● DO THIS
Copy out the listing that follows exactly, dropping every picture.
◆ ◆ ◆ ◆ ◆
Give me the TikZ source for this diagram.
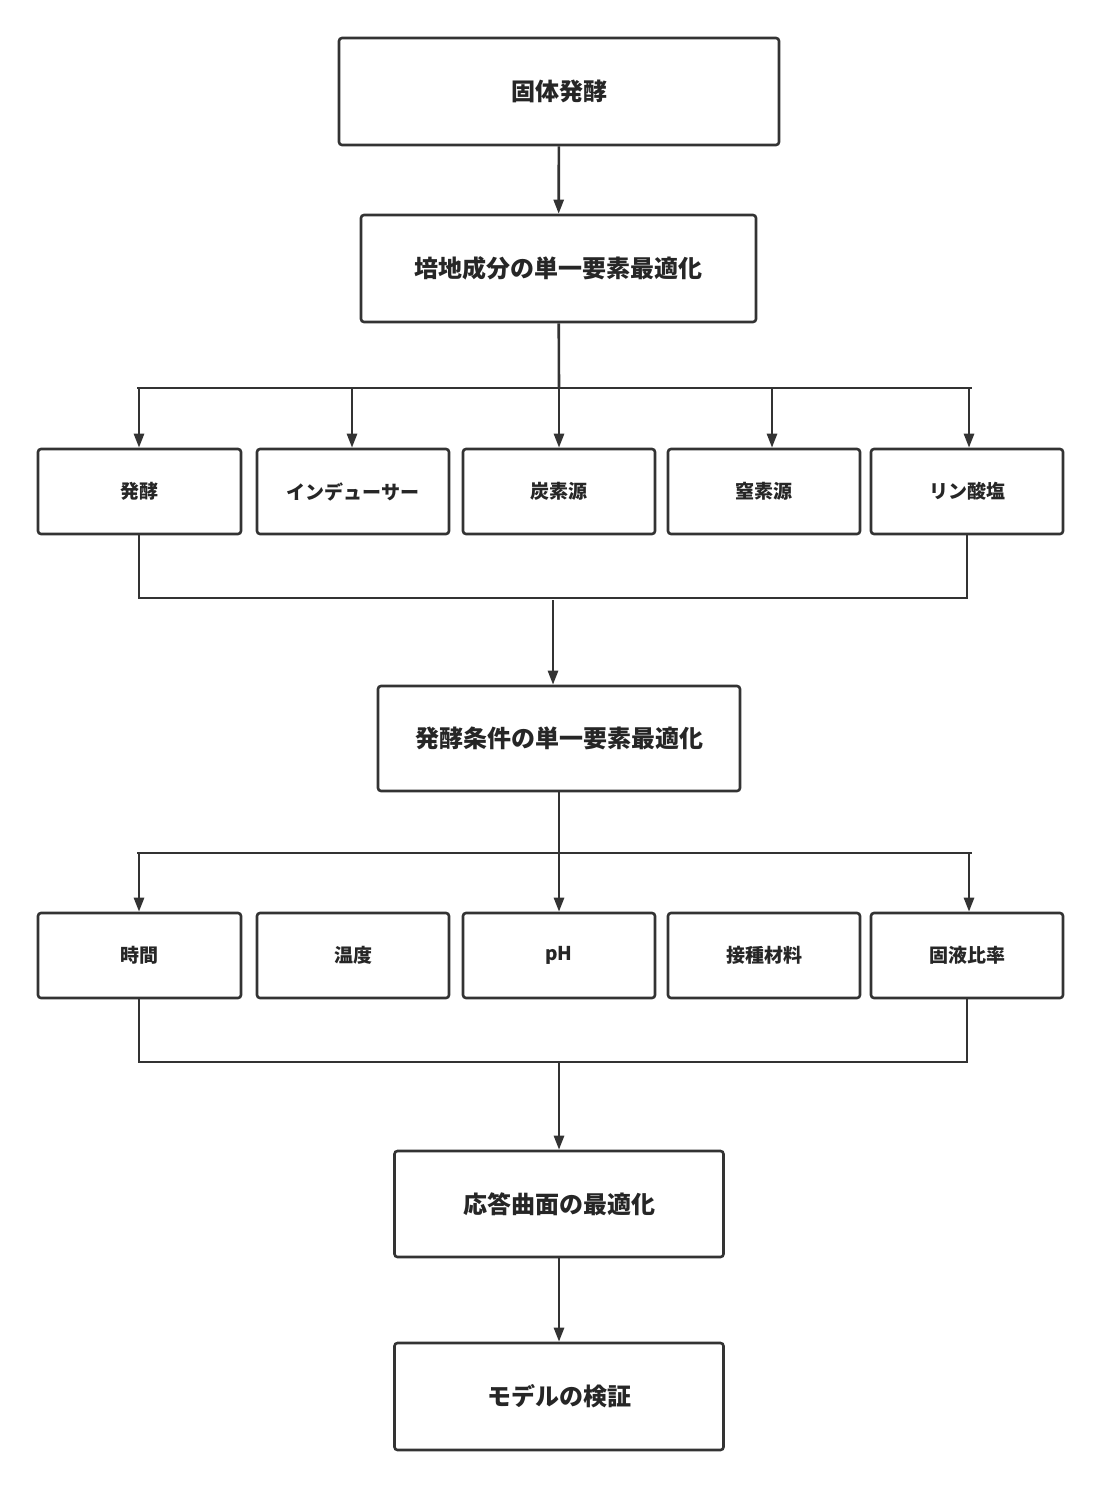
\documentclass[tikz,border=0pt]{standalone}
\usepackage{fontspec}
\newfontfamily\cjk{Noto Sans CJK JP}
\usetikzlibrary{arrows.meta}
\tikzset{box/.style={draw=black!80,line width=2.6pt,rounded corners=3pt,font=\cjk\bfseries\fontsize{24}{28}\selectfont,text=black!85,inner sep=0pt},
  small/.style={box,font=\cjk\bfseries\fontsize{19}{22}\selectfont,minimum width=192pt,minimum height=85pt},
  line/.style={draw=black!80,line width=2.6pt},
  arr/.style={line,-{Triangle[length=14pt,width=10pt]}}}
\begin{document}
\begin{tikzpicture}[x=1pt,y=-1pt]
    \useasboundingbox (0,0) rectangle (1101,1488);
    \node[box,minimum width=440pt,minimum height=107pt] (A) at (559,91.5) {固体発酵};
    \node[box,minimum width=395pt,minimum height=107pt] (B) at (558.5,268.5) {培地成分の単一要素最適化};
    \node[small,minimum width=203pt] (C1) at (139.5,491.5) {発酵};
    \node[small] (C2) at (353,491.5) {インデューサー};
    \node[small] (C3) at (559,491.5) {炭素源};
    \node[small] (C4) at (764,491.5) {窒素源};
    \node[small] (C5) at (967,491.5) {リン酸塩};
    \node[box,minimum width=362pt,minimum height=105pt] (D) at (559,738.5) {発酵条件の単一要素最適化};
    \node[small,minimum width=203pt] (E1) at (139.5,955.5) {時間};
    \node[small] (E2) at (353,955.5) {温度};
    \node[small] (E3) at (559,955.5) {pH};
    \node[small] (E4) at (764,955.5) {接種材料};
    \node[small] (E5) at (967,955.5) {固液比率};
    \node[box,minimum width=329pt,minimum height=106pt] (F) at (559,1204) {応答曲面の最適化};
    \node[box,minimum width=329pt,minimum height=107pt] (G) at (559,1396.5) {モデルの検証};

    \coordinate (b1L) at (137,388);
    \coordinate (b1R) at (972,388);
    \coordinate (m1L) at (139,598);
    \coordinate (m1R) at (967,598);
    \coordinate (m1) at (553,600);
    \coordinate (b2L) at (137,853);
    \coordinate (b2R) at (972,853);
    \coordinate (m2L) at (139,1062);
    \coordinate (m2R) at (967,1062);
    \coordinate (m2) at (559,1062);

    \draw[arr] (A) -- (B);
    \draw[line] (B) -- (559,388);
    \draw[line] (b1L) -- (b1R);
    \draw[arr] (139,388) -- (C1.north -| 139,0);
    \draw[arr] (352,388) -- (C2.north -| 352,0);
    \draw[arr] (559,388) -- (C3);
    \draw[arr] (772,388) -- (C4.north -| 772,0);
    \draw[arr] (969,388) -- (C5.north -| 969,0);
    \draw[line] (C1.south -| m1L) -- (m1L) -- (m1R) -- (C5.south -| m1R);
    \draw[arr] (m1) -- (m1 |- D.north);
    \draw[line] (D) -- (559,853);
    \draw[line] (b2L) -- (b2R);
    \draw[arr] (139,853) -- (E1.north -| 139,0);
    \draw[arr] (559,853) -- (E3);
    \draw[arr] (969,853) -- (E5.north -| 969,0);
    \draw[line] (E1.south -| m2L) -- (m2L) -- (m2R) -- (E5.south -| m2R);
    \draw[arr] (m2) -- (F);
    \draw[arr] (F) -- (G);
\end{tikzpicture}
\end{document}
◆ ◆ ◆ ◆ ◆
● RESULT OF THIS EXERCISE
Give me the TikZ source for this diagram.
\documentclass[tikz,border=0pt]{standalone}
\usepackage{fontspec}
\newfontfamily\cjk{Noto Sans CJK JP}
\usetikzlibrary{arrows.meta}
\tikzset{box/.style={draw=black!80,line width=2.6pt,rounded corners=3pt,font=\cjk\bfseries\fontsize{24}{28}\selectfont,text=black!85,inner sep=0pt},
  small/.style={box,font=\cjk\bfseries\fontsize{19}{22}\selectfont,minimum width=192pt,minimum height=85pt},
  line/.style={draw=black!80,line width=2.6pt},
  arr/.style={line,-{Triangle[length=14pt,width=10pt]}}}
\begin{document}
\begin{tikzpicture}[x=1pt,y=-1pt]
    \useasboundingbox (0,0) rectangle (1101,1488);
    \node[box,minimum width=440pt,minimum height=107pt] (A) at (559,91.5) {固体発酵};
    \node[box,minimum width=395pt,minimum height=107pt] (B) at (558.5,268.5) {培地成分の単一要素最適化};
    \node[small,minimum width=203pt] (C1) at (139.5,491.5) {発酵};
    \node[small] (C2) at (353,491.5) {インデューサー};
    \node[small] (C3) at (559,491.5) {炭素源};
    \node[small] (C4) at (764,491.5) {窒素源};
    \node[small] (C5) at (967,491.5) {リン酸塩};
    \node[box,minimum width=362pt,minimum height=105pt] (D) at (559,738.5) {発酵条件の単一要素最適化};
    \node[small,minimum width=203pt] (E1) at (139.5,955.5) {時間};
    \node[small] (E2) at (353,955.5) {温度};
    \node[small] (E3) at (559,955.5) {pH};
    \node[small] (E4) at (764,955.5) {接種材料};
    \node[small] (E5) at (967,955.5) {固液比率};
    \node[box,minimum width=329pt,minimum height=106pt] (F) at (559,1204) {応答曲面の最適化};
    \node[box,minimum width=329pt,minimum height=107pt] (G) at (559,1396.5) {モデルの検証};

    \coordinate (b1L) at (137,388);
    \coordinate (b1R) at (972,388);
    \coordinate (m1L) at (139,598);
    \coordinate (m1R) at (967,598);
    \coordinate (m1) at (553,600);
    \coordinate (b2L) at (137,853);
    \coordinate (b2R) at (972,853);
    \coordinate (m2L) at (139,1062);
    \coordinate (m2R) at (967,1062);
    \coordinate (m2) at (559,1062);

    \draw[arr] (A) -- (B);
    \draw[line] (B) -- (559,388);
    \draw[line] (b1L) -- (b1R);
    \draw[arr] (139,388) -- (C1.north -| 139,0);
    \draw[arr] (352,388) -- (C2.north -| 352,0);
    \draw[arr] (559,388) -- (C3);
    \draw[arr] (772,388) -- (C4.north -| 772,0);
    \draw[arr] (969,388) -- (C5.north -| 969,0);
    \draw[line] (C1.south -| m1L) -- (m1L) -- (m1R) -- (C5.south -| m1R);
    \draw[arr] (m1) -- (m1 |- D.north);
    \draw[line] (D) -- (559,853);
    \draw[line] (b2L) -- (b2R);
    \draw[arr] (139,853) -- (E1.north -| 139,0);
    \draw[arr] (559,853) -- (E3);
    \draw[arr] (969,853) -- (E5.north -| 969,0);
    \draw[line] (E1.south -| m2L) -- (m2L) -- (m2R) -- (E5.south -| m2R);
    \draw[arr] (m2) -- (F);
    \draw[arr] (F) -- (G);
\end{tikzpicture}
\end{document}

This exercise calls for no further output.